Residents widely oppose ModPod plans at community meeting
About 150 people attended a meeting on Dec. 3 about Lansing’s plan to establish a pod community as transitional housing for residents who are homeless.
In a packed room, hitting the Foster …

About 150 people attended a meeting on Dec. 3 about Lansing’s plan to establish a pod community as transitional housing for residents who are homeless.
In a packed room, hitting the Foster Community Center room’s occupancy limit, 45 people spoke in near-unanimous opposition to establishing the NOVA Lansing Housing Initiative in a public park. Residents said it could upend the services and activities at the parks.
“The NOVA project would supplant and diminish the robust use of this by neighbors,” said retired Allen Neighborhood Center executive director Joan Nelson.
“I’m ordinarily more of a YIMBY — ‘Yes, in my backyard’ — than a NIMBY, but this proposal indicates that we have not learned the folly of concentrating poverty and dysfunction in a small geographic space,” she said.
Residents critiqued one or all of the five finalist locations for the project, four of which are or are within parks. Nearly all opposed the project. Some argued that establishing transitional housing for homeless residents could increase crime rates and devalue property. Others said they supported the effort but believed the location decision had been made too fast and without enough community input.
“This plan was brought forward with no plan, no vision and absolutely no leadership,” said Jody Washington, a former city council member.
Lansing purchased 50 ModPod housing units from Kalamazoo nonprofit Housing Resources, Inc., which purchased them for $1 million in 2021 with plans to build a pod community as transitional housing. The project was announced in November 2021 with the expectation that it could open within months, but after years-long delays including funding issues and community opposition, the nonprofit put them up for auction.
Lansing purchased them earlier this year for $640,000, a discount at the cost of planning time. After reviewing 48 potential locations, five have been announced as finalists: Reasoner Park, Hunter Park, Comstock Park, the former warming house in Debbie Stabenow Park, and the former Shabazz Academy.
A few people at the meeting did speak in support of the pods, despite overwhelming opposition. One was Ivan Droste, a city council regular and member of the Lansing Rent Is Too Damn High tenants’ union.
“The social contract obliges us all to make sacrifices for each other,” Droste said.
He said any of the locations were suitable if it meant saving lives and he criticized what he called “a citywide game of hot potato with these ModPods.”
Some of the opponents said homeless residents’ had not been adequately consulted, others said it would be cheaper to house homeless people the usual way than to set up the ModPods.
Some said the city’s Human Relations and Community Services department’s consideration of any park location was a failure to respect the city’s parks millage.

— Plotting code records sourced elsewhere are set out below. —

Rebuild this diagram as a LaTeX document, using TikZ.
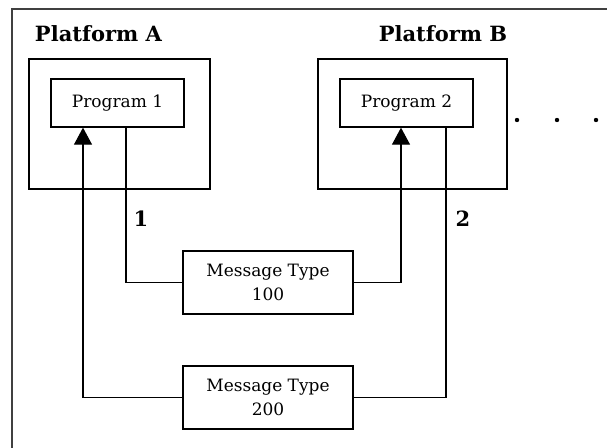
\documentclass[tikz,border=0pt]{standalone}
\usepackage{fontspec}
\setmainfont{DejaVu Serif}
\usetikzlibrary{arrows.meta}
\begin{document}
\begin{tikzpicture}[x=1pt,y=-1pt,
  box/.style={draw, line width=1.3pt, inner sep=0pt},
  prog/.style={box, minimum width=133pt, minimum height=48pt, font=\fontsize{17}{24}\selectfont},
  plat/.style={box, minimum height=130pt},
  msg/.style={box, minimum width=170pt, minimum height=63pt, align=center, font=\fontsize{17}{24}\selectfont},
  title/.style={font=\bfseries\fontsize{21}{24}\selectfont, inner sep=0pt},
  conn/.style={line width=1.1pt},
  arr/.style={conn, -{Triangle[width=18pt,length=17pt]}},
  frame/.style={line width=2pt, black!75}]
\useasboundingbox (0,0) rectangle (607,447);
\begin{scope}
\clip (0,0) rectangle (607,447);
\draw[frame] (12,460) -- (12,9) -- (620,9);
\end{scope}
\node[plat, minimum width=181pt] (pa) at (119.5,124) {};
\node[plat, minimum width=189pt] (pb) at (412.5,124) {};
\node[title] (ta) at (98.5,34) {Platform A};
\node[title] (tb) at (443,34) {Platform B};
\node[prog] (p1) at (117.5,103) {Program 1};
\node[prog] (p2) at (406.5,103) {Program 2};
\node[msg] (m1) at (268,282.5) {Message Type\\100};
\node[msg] (m2) at (268,397.5) {Message Type\\200};
\node[title] (l1) at (141,219) {1};
\node[title] (l2) at (463,219) {2};
\fill (517,120) circle (2.2pt) (557,120) circle (2.2pt) (596,120) circle (2.2pt);
\draw[conn] ([xshift=8.5pt]p1.south) |- (m1.west);
\draw[arr] (m1.east) -| ([xshift=-5.5pt]p2.south);
\draw[conn] ([xshift=39.5pt]p2.south) |- (m2.east);
\draw[arr] (m2.west) -| ([xshift=-34.5pt]p1.south);
\end{tikzpicture}
\end{document}
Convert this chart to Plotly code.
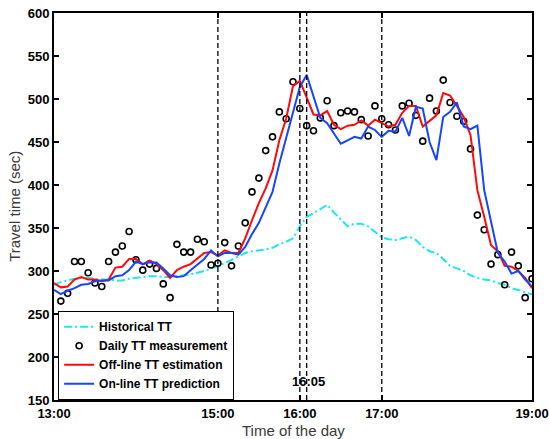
import plotly.graph_objects as go

# time axis: minutes after 13:00, 5-minute steps (0 .. 350)
minutes = [5 * i for i in range(71)]

historical_tt = [284, 287, 289, 291, 292, 292, 291, 290, 290, 289, 289, 291, 292, 293, 294, 294,
                 293, 293, 294, 295, 296, 298, 300, 303, 306, 309, 313, 317, 321, 323, 324, 325,
                 327, 331, 334, 338, 352, 363, 367, 372, 377, 368, 360, 352, 355, 355, 352, 346,
                 339, 337, 336, 338, 340, 336, 328, 323, 321, 314, 306, 303, 300, 295, 292, 290,
                 289, 286, 284, 280, 278, 275, 273]

daily_tt = [None, 265, 274, 311, 311, 298, 286, 282, 311, 322, 329, 346, 313, 301, 308, 303,
            285, 269, 331, 322, 322, 337, 334, 307, 309, 333, 306, 329, 356, 392, 408, 440,
            456, 485, 477, 520, 489, 469, 463, 478, 498, 469, 484, 486, 485, 476, 457, 492,
            477, 470, 464, 492, 495, 481, 451, 501, 486, 522, 496, 480, 474, 442, 365, 348,
            308, 319, 284, 322, 306, 269, 291]

offline_tt = [286, 281, 282, 290, 293, 290, 290, 288, 290, 304, 305, 314, 314, 308, 312, 308,
              301, 292, 301, 305, 308, 314, 321, 322, 318, 324, 321, 321, 338, 359, 379, 396,
              417, 452, 477, 515, 521, 502, 482, 481, 486, 470, 465, 469, 470, 475, 469, 476,
              472, 468, 470, 484, 492, 492, 468, 474, 481, 507, 504, 492, 479, 458, 394, 363,
              330, 323, 306, 305, 300, 292, 280]

online_tt = [278, 273, 277, 280, 284, 285, 288, 289, 289, 294, 295, 301, 311, 308, 310, 310,
             303, 295, 293, 294, 301, 307, 314, 324, 317, 321, 321, 319, 328, 343, 356, 374,
             392, 425, 454, 485, 514, 528, 502, 478, 472, 460, 448, 452, 456, 454, 468, 464,
             456, 463, 462, 478, 457, 491, 489, 450, 429, 479, 485, 496, 468, 465, 469, 394,
             356, 321, 311, 297, 300, 290, 282]

x_tick_vals = [0, 120, 180, 240, 350]
x_tick_text = ["13:00", "15:00", "16:00", "17:00", "19:00"]
y_tick_vals = [150, 200, 250, 300, 350, 400, 450, 500, 550, 600]
marker_lines = [120, 180, 185, 240]
marker_label = "16:05"

FONT = "Liberation Sans, Arial, sans-serif"

fig = go.Figure()
fig.add_trace(go.Scatter(x=minutes, y=historical_tt, mode="lines", name="Historical TT",
                         line=dict(color="#1fe6ec", width=2, dash="8px,3px,2px,3px")))
fig.add_trace(go.Scatter(x=minutes, y=daily_tt, mode="markers", name="Daily TT measurement",
                         marker=dict(symbol="circle-open", size=6, color="black",
                                     line=dict(width=1.6, color="black"))))
fig.add_trace(go.Scatter(x=minutes, y=offline_tt, mode="lines", name="Off-line TT estimation",
                         line=dict(color="#ff0a0a", width=2)))
fig.add_trace(go.Scatter(x=minutes, y=online_tt, mode="lines", name="On-line TT prediction",
                         line=dict(color="#1446ff", width=2)))

for xv in marker_lines:
    fig.add_shape(type="line", xref="x", yref="paper", x0=xv, x1=xv, y0=0, y1=1,
                  line=dict(color="black", width=1.3, dash="5px,3px"), layer="above")

fig.add_annotation(x=185, y=172, xref="x", yref="y", text=marker_label, showarrow=False,
                   font=dict(family=FONT, size=13, color="black", weight="bold"),
                   xanchor="center", yanchor="middle", xshift=2)

fig.add_annotation(x=0.5, y=-0.079, xref="paper", yref="paper", text="Time of the day",
                   showarrow=False, font=dict(family=FONT, size=15, color="#3a3a3a"),
                   xanchor="center", yanchor="middle")
fig.add_annotation(x=-0.083, y=0.5, xref="paper", yref="paper", text="Travel time (sec)",
                   showarrow=False, textangle=-90, font=dict(family=FONT, size=15, color="#3a3a3a"),
                   xanchor="center", yanchor="middle")

axis_common = dict(showline=True, linecolor="black", linewidth=2, mirror="ticks",
                   ticks="inside", ticklen=5, tickwidth=1.5, tickcolor="black",
                   showgrid=False, zeroline=False, automargin=False,
                   tickfont=dict(family=FONT, size=13, color="black", weight="bold"))

fig.update_xaxes(range=[0, 350], tickmode="array", tickvals=x_tick_vals, ticktext=x_tick_text,
                 **axis_common)
fig.update_yaxes(range=[150, 600], tickmode="array", tickvals=y_tick_vals, **axis_common)

fig.update_layout(
    width=549, height=439,
    margin=dict(l=54, r=17, t=13, b=39),
    paper_bgcolor="white", plot_bgcolor="white",
    showlegend=True,
    legend=dict(x=0.008, y=0.0, xanchor="left", yanchor="bottom",
                bgcolor="white", bordercolor="black", borderwidth=1.3,
                font=dict(family=FONT, size=12, color="black", weight="bold"),
                tracegroupgap=0, itemwidth=30),
)

fig.write_html("out.html")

But on all sides, nearly all speakers agreed that the project had moved too quickly and without enough community involvement.
“I do not know what community engagement you have been doing, but it does not seem to have reached the community,” Jamie Moriarty said.
“Residents are a lot more receptive to solutions that are planned, that are centralized,” said Val Magee, co-owner of Devil’s Day Tattoo downtown. “We need a proactive, strategic and compassionate approach to this.”
Mike Dombrowski, the chair of the Lansing parks board, said he was speaking on his own behalf, “because the parks board has literally never had a conversation around this topic.”
Dombrowski said he believed parks were on top of the list because they are easy solutions, rather than good ones.
“The decision seems to have already been made,” he said.
As people filed 50 minutes later, they filled out little slips of paper asking them to select one of six options for their preferred NOVA location: one of the five finalists or “None of These — Please write your suggestion below.”
It was clear which option most were choosing.